Doug Turnbull’s Test Driven Relevancy was interesting, discussing OSC’s Quepid tool that allows content owners and search experts to work together to tweak and tune Solr’s options to present the right results for a query. I wondered whether this tool might eventually be used to develop a Learning to Rank option for Solr, as Lucene 4 now supports a pluggable scoring model.
I enjoyed Real-Time Inverted Search in the Cloud Using Lucene and Storm during which Joshua Conlin told us about running hundreds of thousands of stored queries in a distrubuted architecture. Storm in particular sounds worth investigating further. There is currently no attempt to reduce or ‘prune’ the set of queries before applying them: Joshua quoted speeds of 4000 queries/sec across their cluster of 8 instances: impressive numbers, but our own monitoring applications are working at 20 times that speed by working out which queries not to apply.

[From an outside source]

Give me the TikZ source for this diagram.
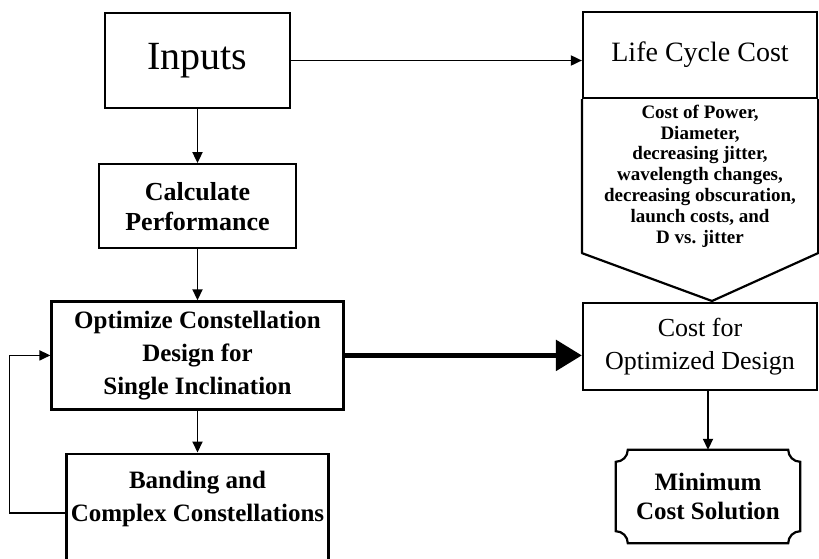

I broke out at this point to catch up with some contacts, including the redoubtable Iain Fletcher of Search Technologies – always a pleasure. After a sandwich lunch I went along to hear Andrzej Bialecki of Lucidworks talk about Sidecar Indexes, a method for allowing rapid updates to Lucene fields. This reminded me of our own experiments in this area using Lucene’s pluggable codecs.

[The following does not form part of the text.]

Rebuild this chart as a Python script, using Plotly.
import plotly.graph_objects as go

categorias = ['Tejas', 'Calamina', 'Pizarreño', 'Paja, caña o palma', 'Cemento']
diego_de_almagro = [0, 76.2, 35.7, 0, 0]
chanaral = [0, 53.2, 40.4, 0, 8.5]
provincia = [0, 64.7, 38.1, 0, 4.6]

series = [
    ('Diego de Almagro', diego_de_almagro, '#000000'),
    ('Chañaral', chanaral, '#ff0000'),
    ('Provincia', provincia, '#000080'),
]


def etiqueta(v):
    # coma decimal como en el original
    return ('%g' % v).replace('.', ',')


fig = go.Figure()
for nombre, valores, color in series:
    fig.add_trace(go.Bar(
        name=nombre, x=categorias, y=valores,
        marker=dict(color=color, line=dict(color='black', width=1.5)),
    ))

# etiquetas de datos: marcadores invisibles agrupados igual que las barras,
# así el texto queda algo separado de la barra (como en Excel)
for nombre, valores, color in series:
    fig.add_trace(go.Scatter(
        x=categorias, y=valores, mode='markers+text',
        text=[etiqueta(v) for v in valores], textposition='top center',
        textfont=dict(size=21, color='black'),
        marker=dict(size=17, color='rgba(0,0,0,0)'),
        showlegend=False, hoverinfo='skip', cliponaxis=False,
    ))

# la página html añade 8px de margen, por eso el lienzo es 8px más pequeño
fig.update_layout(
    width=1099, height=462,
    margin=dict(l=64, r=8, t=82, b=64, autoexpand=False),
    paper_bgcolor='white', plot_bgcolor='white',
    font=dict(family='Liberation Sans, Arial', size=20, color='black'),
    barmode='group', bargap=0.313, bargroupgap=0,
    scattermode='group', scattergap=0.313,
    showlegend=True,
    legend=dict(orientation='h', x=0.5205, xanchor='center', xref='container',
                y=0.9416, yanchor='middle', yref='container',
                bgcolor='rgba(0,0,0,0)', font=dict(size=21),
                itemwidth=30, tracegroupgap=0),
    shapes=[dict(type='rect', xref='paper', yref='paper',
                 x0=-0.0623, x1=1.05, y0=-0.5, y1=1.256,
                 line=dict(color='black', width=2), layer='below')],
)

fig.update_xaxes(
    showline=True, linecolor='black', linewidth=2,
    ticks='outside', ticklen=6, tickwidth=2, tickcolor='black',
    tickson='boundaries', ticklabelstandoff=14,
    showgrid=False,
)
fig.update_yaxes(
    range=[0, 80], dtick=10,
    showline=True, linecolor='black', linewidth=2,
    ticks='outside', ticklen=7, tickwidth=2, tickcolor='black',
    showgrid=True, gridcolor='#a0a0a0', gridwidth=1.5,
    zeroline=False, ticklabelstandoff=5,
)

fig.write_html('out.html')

Next was more from the Opensource Connections team, as John Berryman talked about their work to update a patent search application that uses a very old search syntax, BRS. This sounds very much the work we’ve done to translate one search engine syntax into another for various media monitoring companies – so far we can handle dtSearch and we’re currently finishing off support for HP/Autonomy Verity’s VQL (PDF).
This latter issue has got me thinking that perhaps it might be possible to collaboratively develop an open source search engine query language – various parsers could be developed to turn other search syntaxes into this language, and search engines like Lucene (or anything else) could then be extended to implement support for it. This would potentially allow much easier migration between search engine technologies. I’m discussing the concept with various folks at the event this week so do please get in touch if you are interested!
Back tomorrow with a further update on this exciting conference – tonight we’re all off to the Temple Bar area of Dublin for food and drink, generously provided by Lucidworks who should also be thanked for organising the Revolution.